Return each line of the data below exactly, omitting any pictures.
--*--
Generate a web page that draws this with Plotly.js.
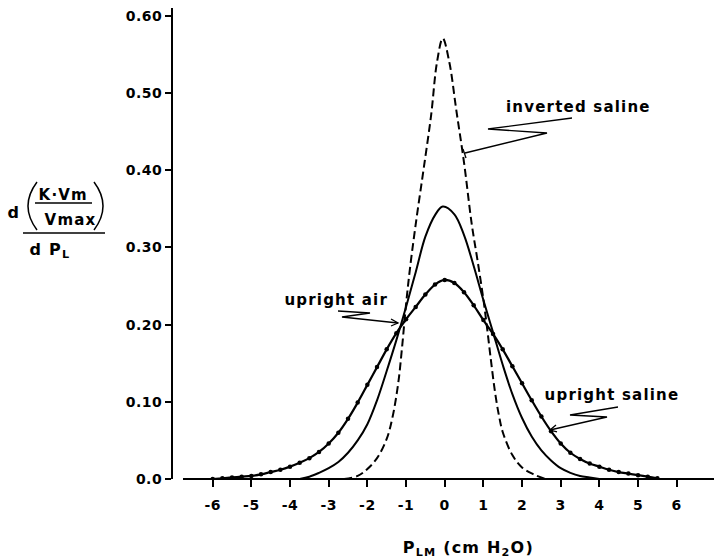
<!DOCTYPE html>
<html><head><meta charset="utf-8">
<script src="https://cdn.plot.ly/plotly-3.0.1.min.js"></script>
<style>html,body{margin:0;padding:0;background:#fff}</style>
</head><body><div id="chart" style="width:714px;height:559px"></div>
<script>
// ---- data ----
const xTickVals = [-6,-5,-4,-3,-2,-1,0,1,2,3,4,5,6];
const xTickText = ['-6','-5','-4','-3','-2','-1','0','1','2','3','4','5','6'];
const yTickVals = [0,0.1,0.2,0.3,0.4,0.5,0.6];
const yTickText = ['0.0','0.10','0.20','0.30','0.40','0.50','0.60'];

// upright saline (dotted line)
const salineX = [-6.0,-5.75,-5.5,-5.25,-5.0,-4.75,-4.5,-4.25,-4.0,-3.75,-3.5,-3.25,-3.0,-2.75,-2.5,-2.25,-2.0,-1.75,-1.5,-1.25,-1.0,-0.75,-0.5,-0.25,0.0,0.25,0.5,0.75,1.0,1.25,1.5,1.75,2.0,2.25,2.5,2.75,3.0,3.25,3.5,3.75,4.0,4.25,4.5,4.75,5.0,5.25,5.5];
const salineY = [0.000,0.001,0.002,0.003,0.004,0.006,0.009,0.012,0.016,0.021,0.027,0.035,0.046,0.060,0.078,0.099,0.122,0.145,0.168,0.189,0.207,0.223,0.239,0.252,0.258,0.254,0.242,0.225,0.206,0.188,0.168,0.146,0.124,0.102,0.081,0.062,0.046,0.034,0.026,0.020,0.016,0.012,0.009,0.007,0.005,0.003,0.001];

// upright air (solid line)
const airX = [-3.75,-3.5,-3.25,-3.0,-2.75,-2.5,-2.25,-2.0,-1.75,-1.5,-1.25,-1.0,-0.75,-0.5,-0.25,-0.05,0.25,0.5,0.75,1.0,1.25,1.5,1.75,2.0,2.25,2.5,2.75,3.0,3.25,3.5,3.75,4.0];
const airY = [0.000,0.003,0.008,0.014,0.022,0.034,0.050,0.071,0.102,0.140,0.180,0.223,0.268,0.314,0.342,0.353,0.343,0.316,0.276,0.232,0.190,0.148,0.110,0.079,0.055,0.037,0.024,0.014,0.008,0.004,0.002,0.000];

// inverted saline (dashed line)
const invX = [-2.6,-2.25,-2.0,-1.75,-1.5,-1.35,-1.2,-1.1,-1.0,-0.9,-0.75,-0.55,-0.35,-0.2,-0.05,0.12,0.3,0.5,0.7,0.85,1.0,1.1,1.2,1.3,1.4,1.5,1.75,2.0,2.3,2.6];
const invY = [0.000,0.004,0.013,0.027,0.052,0.080,0.125,0.172,0.226,0.272,0.330,0.400,0.472,0.540,0.571,0.540,0.478,0.410,0.330,0.283,0.233,0.194,0.152,0.113,0.083,0.061,0.031,0.015,0.006,0.000];

const seriesNames = ['upright saline','upright air','inverted saline'];

// ---- layout helpers (pixel -> paper) ----
const L = 173, T = 8, W = 541, H = 471;
const PX = x => (x - L) / W;
const PY = y => (T + H - y) / H;
const path = pts => pts.map((p, i) => (i ? 'L' : 'M') + PX(p[0]).toFixed(5) + ',' + PY(p[1]).toFixed(5)).join(' ');
const FONT = {family: 'DejaVu Sans', size: 14, color: '#000', weight: 'bold'};

const traces = [
  {x: salineX, y: salineY, name: seriesNames[0], type: 'scatter', mode: 'lines+markers',
   line: {color: '#000', width: 2.2, shape: 'spline', smoothing: 1}, marker: {color: '#000', size: 4.5}},
  {x: airX, y: airY, name: seriesNames[1], type: 'scatter', mode: 'lines',
   line: {color: '#000', width: 2, shape: 'spline', smoothing: 1}},
  {x: invX, y: invY, name: seriesNames[2], type: 'scatter', mode: 'lines',
   line: {color: '#000', width: 2, dash: '8px,4px', shape: 'spline', smoothing: 1}}
];

const line = (pts, w) => ({type: 'path', xref: 'paper', yref: 'paper', path: path(pts), line: {color: '#000', width: w || 1.3}});
const shapes = [
  line([[183, 479], [714, 479]], 2),
  line([[572,118],[488,129],[547,133],[465,153]]),
  line([[463,149],[466,158]]),
  line([[338,311],[370,313],[342,317],[398,323]]),
  line([[391,319],[398,323],[391,326]]),
  line([[618,407],[570,415],[607,417],[550,430]]),
  line([[556,425],[550,430],[557,432]]),
  line([[35,203],[92,203]], 1.5),
  line([[23,233],[105,233]], 1.5),
  {type: 'path', xref: 'paper', yref: 'paper', line: {color: '#000', width: 1.5},
   path: 'M' + PX(37) + ',' + PY(182) + ' Q' + PX(19) + ',' + PY(206) + ' ' + PX(37) + ',' + PY(230)},
  {type: 'path', xref: 'paper', yref: 'paper', line: {color: '#000', width: 1.5},
   path: 'M' + PX(94) + ',' + PY(182) + ' Q' + PX(112) + ',' + PY(206) + ' ' + PX(94) + ',' + PY(230)}
];

const ann = (text, x, y, size) => ({text: text, x: PX(x), y: PY(y), xref: 'paper', yref: 'paper',
  showarrow: false, xanchor: 'center', yanchor: 'middle', font: Object.assign({}, FONT, {size: size || 15})});
const annotations = [
  ann(seriesNames[2], 578, 107),
  ann(seriesNames[1], 336, 300),
  ann(seriesNames[0], 612, 395),
  ann('d', 13, 212, 16),
  ann('K·Vm', 63, 195, 15),
  ann('Vmax', 70, 220, 15),
  ann('d P<sub>L</sub>', 50, 250, 16),
  ann('P<sub>LM</sub> (cm H<sub>2</sub>O)', 468, 548, 16)
];

const layout = {
  width: 714, height: 559, autosize: false,
  margin: {l: L, r: 0, t: T, b: 559 - T - H, pad: 0},
  paper_bgcolor: '#fff', plot_bgcolor: '#fff',
  showlegend: false,
  xaxis: {range: [(L - 444.7) / 38.67, (714 - 444.7) / 38.67], tickvals: xTickVals, ticktext: xTickText,
    ticks: 'outside', ticklen: 7, tickwidth: 2, tickcolor: '#000', showline: false, showgrid: false, zeroline: false,
    tickfont: FONT, ticklabelstandoff: 6, fixedrange: true},
  yaxis: {range: [0, H / 771.7], tickvals: yTickVals, ticktext: yTickText,
    ticks: 'outside', ticklen: 6, tickwidth: 2, tickcolor: '#000', showline: true, linewidth: 2, linecolor: '#000',
    showgrid: false, zeroline: false, tickfont: FONT, fixedrange: true},
  shapes: shapes,
  annotations: annotations
};

Plotly.newPlot('chart', traces, layout, {staticPlot: true, displayModeBar: false}).then(() => {
  document.querySelectorAll('.annotation-text').forEach(t => { t.style.letterSpacing = '1.2px'; });
  document.querySelectorAll('.xtick text, .ytick text').forEach(t => { t.style.letterSpacing = '0.5px'; });
});
</script></body></html>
--*--
--- Written response ---
Generate a web page that draws this with Plotly.js.
<!DOCTYPE html>
<html><head><meta charset="utf-8">
<script src="https://cdn.plot.ly/plotly-3.0.1.min.js"></script>
<style>html,body{margin:0;padding:0;background:#fff}</style>
</head><body><div id="chart" style="width:714px;height:559px"></div>
<script>
// ---- data ----
const xTickVals = [-6,-5,-4,-3,-2,-1,0,1,2,3,4,5,6];
const xTickText = ['-6','-5','-4','-3','-2','-1','0','1','2','3','4','5','6'];
const yTickVals = [0,0.1,0.2,0.3,0.4,0.5,0.6];
const yTickText = ['0.0','0.10','0.20','0.30','0.40','0.50','0.60'];

// upright saline (dotted line)
const salineX = [-6.0,-5.75,-5.5,-5.25,-5.0,-4.75,-4.5,-4.25,-4.0,-3.75,-3.5,-3.25,-3.0,-2.75,-2.5,-2.25,-2.0,-1.75,-1.5,-1.25,-1.0,-0.75,-0.5,-0.25,0.0,0.25,0.5,0.75,1.0,1.25,1.5,1.75,2.0,2.25,2.5,2.75,3.0,3.25,3.5,3.75,4.0,4.25,4.5,4.75,5.0,5.25,5.5];
const salineY = [0.000,0.001,0.002,0.003,0.004,0.006,0.009,0.012,0.016,0.021,0.027,0.035,0.046,0.060,0.078,0.099,0.122,0.145,0.168,0.189,0.207,0.223,0.239,0.252,0.258,0.254,0.242,0.225,0.206,0.188,0.168,0.146,0.124,0.102,0.081,0.062,0.046,0.034,0.026,0.020,0.016,0.012,0.009,0.007,0.005,0.003,0.001];

// upright air (solid line)
const airX = [-3.75,-3.5,-3.25,-3.0,-2.75,-2.5,-2.25,-2.0,-1.75,-1.5,-1.25,-1.0,-0.75,-0.5,-0.25,-0.05,0.25,0.5,0.75,1.0,1.25,1.5,1.75,2.0,2.25,2.5,2.75,3.0,3.25,3.5,3.75,4.0];
const airY = [0.000,0.003,0.008,0.014,0.022,0.034,0.050,0.071,0.102,0.140,0.180,0.223,0.268,0.314,0.342,0.353,0.343,0.316,0.276,0.232,0.190,0.148,0.110,0.079,0.055,0.037,0.024,0.014,0.008,0.004,0.002,0.000];

// inverted saline (dashed line)
const invX = [-2.6,-2.25,-2.0,-1.75,-1.5,-1.35,-1.2,-1.1,-1.0,-0.9,-0.75,-0.55,-0.35,-0.2,-0.05,0.12,0.3,0.5,0.7,0.85,1.0,1.1,1.2,1.3,1.4,1.5,1.75,2.0,2.3,2.6];
const invY = [0.000,0.004,0.013,0.027,0.052,0.080,0.125,0.172,0.226,0.272,0.330,0.400,0.472,0.540,0.571,0.540,0.478,0.410,0.330,0.283,0.233,0.194,0.152,0.113,0.083,0.061,0.031,0.015,0.006,0.000];

const seriesNames = ['upright saline','upright air','inverted saline'];

// ---- layout helpers (pixel -> paper) ----
const L = 173, T = 8, W = 541, H = 471;
const PX = x => (x - L) / W;
const PY = y => (T + H - y) / H;
const path = pts => pts.map((p, i) => (i ? 'L' : 'M') + PX(p[0]).toFixed(5) + ',' + PY(p[1]).toFixed(5)).join(' ');
const FONT = {family: 'DejaVu Sans', size: 14, color: '#000', weight: 'bold'};

const traces = [
  {x: salineX, y: salineY, name: seriesNames[0], type: 'scatter', mode: 'lines+markers',
   line: {color: '#000', width: 2.2, shape: 'spline', smoothing: 1}, marker: {color: '#000', size: 4.5}},
  {x: airX, y: airY, name: seriesNames[1], type: 'scatter', mode: 'lines',
   line: {color: '#000', width: 2, shape: 'spline', smoothing: 1}},
  {x: invX, y: invY, name: seriesNames[2], type: 'scatter', mode: 'lines',
   line: {color: '#000', width: 2, dash: '8px,4px', shape: 'spline', smoothing: 1}}
];

const line = (pts, w) => ({type: 'path', xref: 'paper', yref: 'paper', path: path(pts), line: {color: '#000', width: w || 1.3}});
const shapes = [
  line([[183, 479], [714, 479]], 2),
  line([[572,118],[488,129],[547,133],[465,153]]),
  line([[463,149],[466,158]]),
  line([[338,311],[370,313],[342,317],[398,323]]),
  line([[391,319],[398,323],[391,326]]),
  line([[618,407],[570,415],[607,417],[550,430]]),
  line([[556,425],[550,430],[557,432]]),
  line([[35,203],[92,203]], 1.5),
  line([[23,233],[105,233]], 1.5),
  {type: 'path', xref: 'paper', yref: 'paper', line: {color: '#000', width: 1.5},
   path: 'M' + PX(37) + ',' + PY(182) + ' Q' + PX(19) + ',' + PY(206) + ' ' + PX(37) + ',' + PY(230)},
  {type: 'path', xref: 'paper', yref: 'paper', line: {color: '#000', width: 1.5},
   path: 'M' + PX(94) + ',' + PY(182) + ' Q' + PX(112) + ',' + PY(206) + ' ' + PX(94) + ',' + PY(230)}
];

const ann = (text, x, y, size) => ({text: text, x: PX(x), y: PY(y), xref: 'paper', yref: 'paper',
  showarrow: false, xanchor: 'center', yanchor: 'middle', font: Object.assign({}, FONT, {size: size || 15})});
const annotations = [
  ann(seriesNames[2], 578, 107),
  ann(seriesNames[1], 336, 300),
  ann(seriesNames[0], 612, 395),
  ann('d', 13, 212, 16),
  ann('K·Vm', 63, 195, 15),
  ann('Vmax', 70, 220, 15),
  ann('d P<sub>L</sub>', 50, 250, 16),
  ann('P<sub>LM</sub> (cm H<sub>2</sub>O)', 468, 548, 16)
];

const layout = {
  width: 714, height: 559, autosize: false,
  margin: {l: L, r: 0, t: T, b: 559 - T - H, pad: 0},
  paper_bgcolor: '#fff', plot_bgcolor: '#fff',
  showlegend: false,
  xaxis: {range: [(L - 444.7) / 38.67, (714 - 444.7) / 38.67], tickvals: xTickVals, ticktext: xTickText,
    ticks: 'outside', ticklen: 7, tickwidth: 2, tickcolor: '#000', showline: false, showgrid: false, zeroline: false,
    tickfont: FONT, ticklabelstandoff: 6, fixedrange: true},
  yaxis: {range: [0, H / 771.7], tickvals: yTickVals, ticktext: yTickText,
    ticks: 'outside', ticklen: 6, tickwidth: 2, tickcolor: '#000', showline: true, linewidth: 2, linecolor: '#000',
    showgrid: false, zeroline: false, tickfont: FONT, fixedrange: true},
  shapes: shapes,
  annotations: annotations
};

Plotly.newPlot('chart', traces, layout, {staticPlot: true, displayModeBar: false}).then(() => {
  document.querySelectorAll('.annotation-text').forEach(t => { t.style.letterSpacing = '1.2px'; });
  document.querySelectorAll('.xtick text, .ytick text').forEach(t => { t.style.letterSpacing = '0.5px'; });
});
</script></body></html>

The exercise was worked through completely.